U.S. partnering with India to enable it play 'broader stabilising role' in Indo-Pacific: senior Pentagon official
The Hindu
Washington The U.S. wants to make sure that it is partnering with India in its defence modernisation
The U.S. wants to make sure that it is partnering with India in its defence modernisation plans and to better enable it to play a "broader stabilising role" in the strategic Indo-Pacific region, according to a senior Pentagon official.
The Biden administration has taken several steps to strengthen the India-U.S. defence relationship since it assumed power in January 2021.
“As India is taking a look at how it accelerates its own defence modernisation, in order to expand the role that it already plays as what I would describe as a net security provider in the Indian Ocean region, but more broadly in the Indo-Pacific, the United States wants to make sure that we are partnering with India to better enable it to play that broader stabilising role in the region,” the senior defence official told PTI on October 29.
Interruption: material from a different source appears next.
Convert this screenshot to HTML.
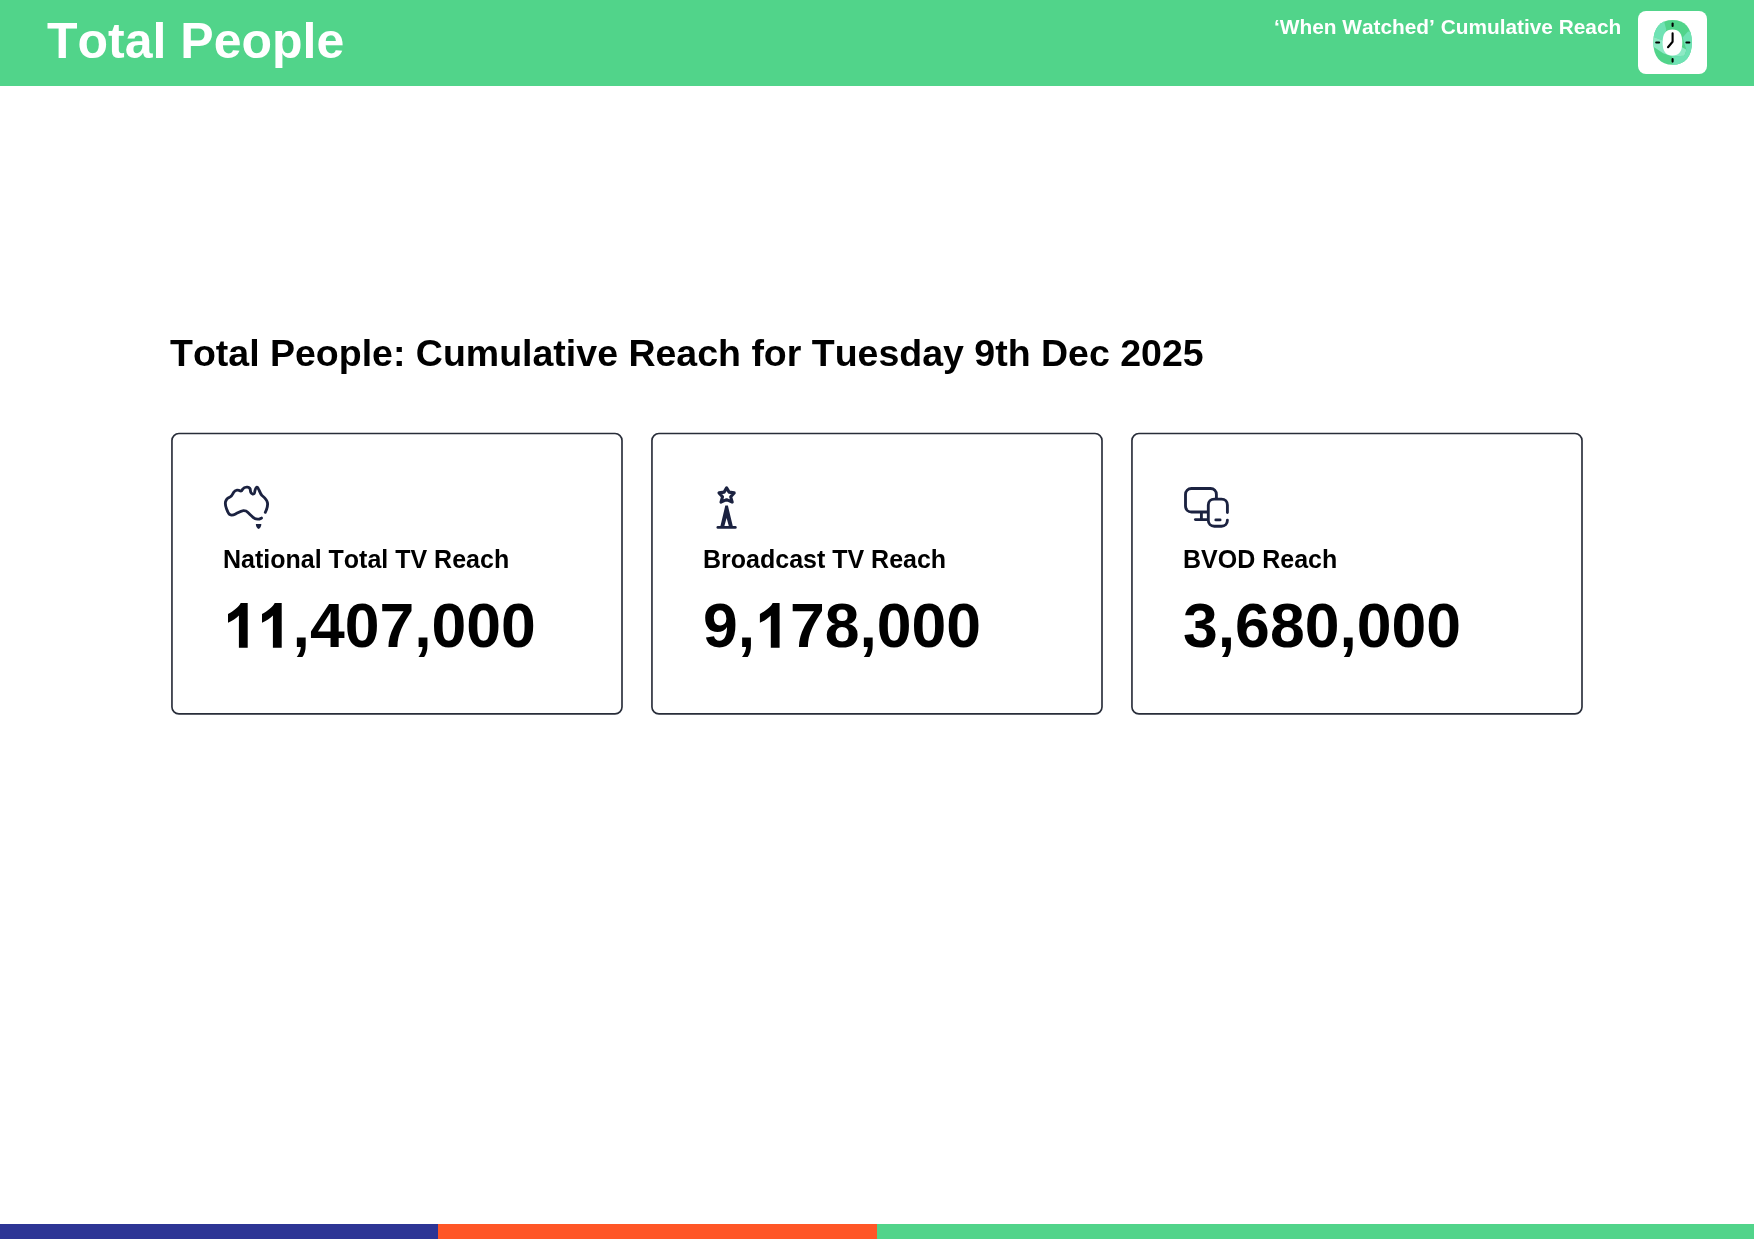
<!DOCTYPE html>
<html>
<head>
<meta charset="utf-8">
<style>
html,body{margin:0;padding:0;}
body{width:1754px;height:1241px;position:relative;overflow:hidden;background:#fff;font-family:"Liberation Sans",sans-serif;font-weight:bold;}
.t{position:absolute;white-space:nowrap;line-height:1;margin:0;will-change:transform;font-kerning:none;}
#hdr{position:absolute;left:0;top:0;width:1754px;height:86px;background:#51D48A;}
#h1{left:47px;top:15.6px;font-size:50px;color:#fff;}
#h2{left:1274px;top:16.8px;font-size:20.833px;color:#fff;}
#sub{left:170px;top:334.5px;font-size:37.5px;color:#000;}
.card{position:absolute;top:433px;width:452px;height:282px;box-sizing:border-box;border:1.75px solid #2f3542;border-radius:8px;}
.lab{font-size:25px;color:#000;top:546.8px;}
.num{font-size:62.5px;color:#000;top:594.3px;}
.o{color:transparent;}
.bar{position:absolute;top:1224px;height:15px;}
</style>
</head>
<body>
<div id="hdr"></div>
<div class="t" id="h1">Total People</div>
<div class="t" id="h2">‘When Watched’ Cumulative Reach</div>

<div class="t" id="sub">Total People: Cumulative Reach for Tuesday 9th Dec 2025</div>


<div class="t lab" style="left:223px">National Total TV Reach</div>
<div class="t lab" style="left:703px">Broadcast TV Reach</div>
<div class="t lab" style="left:1183px">BVOD Reach</div>

<div class="t num" style="left:222.8px"><span class="o">1</span><span class="o">1</span>,407,000</div>
<div class="t num" style="left:703px">9,<span class="o">1</span>78,000</div>
<div class="t num" style="left:1183px">3,680,000</div>

<div class="bar" style="left:0;width:438px;background:#2D3595"></div>
<div class="bar" style="left:438px;width:439px;background:#FF5627"></div>
<div class="bar" style="left:877px;width:877px;background:#51D48A"></div>

<svg style="position:absolute;left:0;top:0" width="1754" height="1241" viewBox="0 0 1754 1241">
<g fill="none" stroke="#282d39" stroke-width="1.65">
<rect x="171.95" y="433.5" width="450.05" height="280.4" rx="7"/>
<rect x="651.95" y="433.5" width="450.05" height="280.4" rx="7"/>
<rect x="1131.95" y="433.5" width="450.05" height="280.4" rx="7"/>
</g>
<path transform="translate(228.0,0)" d="M12.7,603 L19.7,603 L19.7,647.7 L10.9,647.7 L10.9,615.5 C8.5,618 4,621.2 0,622.75 L0,613.9 C5,611.5 11.5,606.5 12.7,603 Z" fill="#000"/>
<path transform="translate(262.0,0)" d="M12.7,603 L19.7,603 L19.7,647.7 L10.9,647.7 L10.9,615.5 C8.5,618 4,621.2 0,622.75 L0,613.9 C5,611.5 11.5,606.5 12.7,603 Z" fill="#000"/>
<path transform="translate(759.9,0)" d="M12.7,603 L19.7,603 L19.7,647.7 L10.9,647.7 L10.9,615.5 C8.5,618 4,621.2 0,622.75 L0,613.9 C5,611.5 11.5,606.5 12.7,603 Z" fill="#000"/>
<!-- clock badge -->
<rect x="1638" y="11" width="69" height="63" rx="8" fill="#fff"/>
<defs><clipPath id="cc"><path d="M1672.6,20.1 C1684.95,20.1 1691.8999999999999,28.15 1691.8999999999999,42.45 C1691.8999999999999,56.75 1684.95,64.80000000000001 1672.6,64.80000000000001 C1660.25,64.80000000000001 1653.3,56.75 1653.3,42.45 C1653.3,28.15 1660.25,20.1 1672.6,20.1 Z"/></clipPath></defs>
<path d="M1672.6,20.1 C1684.95,20.1 1691.8999999999999,28.15 1691.8999999999999,42.45 C1691.8999999999999,56.75 1684.95,64.80000000000001 1672.6,64.80000000000001 C1660.25,64.80000000000001 1653.3,56.75 1653.3,42.45 C1653.3,28.15 1660.25,20.1 1672.6,20.1 Z" fill="#51D48A"/>
<g clip-path="url(#cc)">
<polygon points="1650,18 1663.2,18 1666.3,29.8 1663,40.6 1653.6,37 1650,37" fill="#6FE2B4"/>
<polygon points="1650,37 1653.6,37 1663,40.6 1682,47.3 1686.5,49.7 1684.4,55.8 1672.3,56.4 1663.2,53.3 1654.2,47.3 1650,45" fill="#8EE9C5"/>
<polygon points="1688,31.6 1695,31.6 1695,67 1672.3,67 1672.3,56.4 1684.4,55.8 1686.5,49.7 1684.4,43.7 1682.6,37.6" fill="#6FE2B4"/>
</g>
<path d="M1672.45,29.5 C1679.15,29.5 1682.3,33.66 1682.3,42.5 C1682.3,51.34 1679.15,55.5 1672.45,55.5 C1665.75,55.5 1662.6000000000001,51.34 1662.6000000000001,42.5 C1662.6000000000001,33.66 1665.75,29.5 1672.45,29.5 Z" fill="#fff"/>
<g stroke="#000" stroke-width="2.1" stroke-linecap="round" fill="none">
<line x1="1672.6" y1="23.6" x2="1672.6" y2="26"/>
<line x1="1672.6" y1="59" x2="1672.6" y2="61.6"/>
<line x1="1656.2" y1="42.5" x2="1659.1" y2="42.5"/>
<line x1="1686.4" y1="42.5" x2="1689.3" y2="42.5"/>
<path d="M1672.6,33.2 L1672.6,41.8 L1668,47.2" stroke-linejoin="round"/>
</g>
<!-- australia -->
<g stroke="#1B2240" stroke-width="2.85" stroke-linecap="round" stroke-linejoin="round" fill="none">
<path d="M265.3,512.3 C267,509 267.9,506 267.5,503 C267,499.5 264.5,497.5 262,495.5 C260,493.5 259.5,490.5 258.5,489 C258,487.5 257.3,487 256.9,487.1 C255.5,487.5 255,490 254.6,492.5 C254.3,494 253.5,494.2 252.5,494 C251,493.5 250.5,492.5 250.4,490.5 C250.4,488.6 249.5,487.3 247.5,487.1 C245.5,486.9 243.8,487.4 242.8,489 C242,490.6 241.4,491.3 240.5,491 C239.5,490.4 238.5,490 237,490.1 C235.5,490.3 234.5,491 233.5,492.6 C232.5,494.5 232,496 230,497 C227.5,498 226,499.5 225.5,501.8 C225.1,504 225.6,506.5 226.6,509 C227.5,511.5 228.3,513.6 229.8,514.6 C231.5,515.6 233.5,515 235.6,513.9 C238,512.7 241,510.8 243.4,510.6 C245.5,510.5 246.6,511 248,512.5 C250,514.5 252.2,516.7 254.2,518.2 C255.8,519.3 257.5,519.3 259.5,519 C260.5,518.8 261,518.4 261.5,518.1"/>
</g>
<path d="M255.9,523.9 L261.3,523.9 C261.5,526 260.3,528 258.6,529 C256.9,528 255.7,526 255.9,523.9 Z" fill="#1B2240"/>
<!-- tower -->
<g stroke="#1B2240" stroke-width="2.6" stroke-linecap="round" stroke-linejoin="round" fill="none">
<path d="M726.6,487.9 L729.1,492.1 L734.2,492.9 L730.7,496.8 L732.2,502.1 L726.6,499.7 L721,502.1 L722.5,496.8 L719,492.9 L724.1,492.1 Z" stroke-width="3.1"/>
<line x1="717.8" y1="527.4" x2="735.4" y2="527.4"/>
</g>
<path d="M725.3,505.6 L727.9,505.6 L733,527 L720.2,527 Z M726.6,518 L724.1,527 L729.1,527 Z" fill="#1B2240" fill-rule="evenodd"/>
<!-- devices -->
<g stroke="#1B2240" stroke-width="2.85" stroke-linecap="round" stroke-linejoin="round" fill="none">
<path d="M1216.4,498.6 L1216.4,494.5 C1216.4,491 1214,488.5 1210.5,488.5 L1191.5,488.5 C1188,488.5 1185.5,491 1185.5,494.5 L1185.5,506 C1185.5,509.5 1188,512 1191.5,512 L1207.5,512"/>
<line x1="1201.4" y1="512.5" x2="1201.4" y2="519.5"/>
<line x1="1195.4" y1="519.6" x2="1207.5" y2="519.6"/>
<path d="M1227.4,512.5 L1227.4,505 C1227.4,501.5 1225,499.1 1221.5,499.1 L1214.3,499.1 C1210.8,499.1 1208.3,501.5 1208.3,505 L1208.3,520.2 C1208.3,523.7 1210.8,526.2 1214.3,526.2 L1221.5,526.2 C1225,526.2 1227.4,523.7 1227.4,520.2"/>
<line x1="1215.8" y1="519.9" x2="1220.1" y2="519.9"/>
</g>
</svg>
</body>
</html>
“We have been very focused on ways that we are advancing interoperability between the U.S. and the Indian military," the official from the Pentagon said on condition of anonymity.
"Obviously, the signature initiative I would highlight here is the Tri-Service exercise that we have between, which from our view is better equipping both of our militaries to be prepared for the kinds of challenges we will face in the future, which will require joint responses on both sides,” the official said.
The official, however, refrained from describing the kind of responses that the two countries would have to their common challenges, amidst China's aggressive posturing in the Indo-Pacific.
The militaries of the two countries have coordinated in the past during several natural disasters.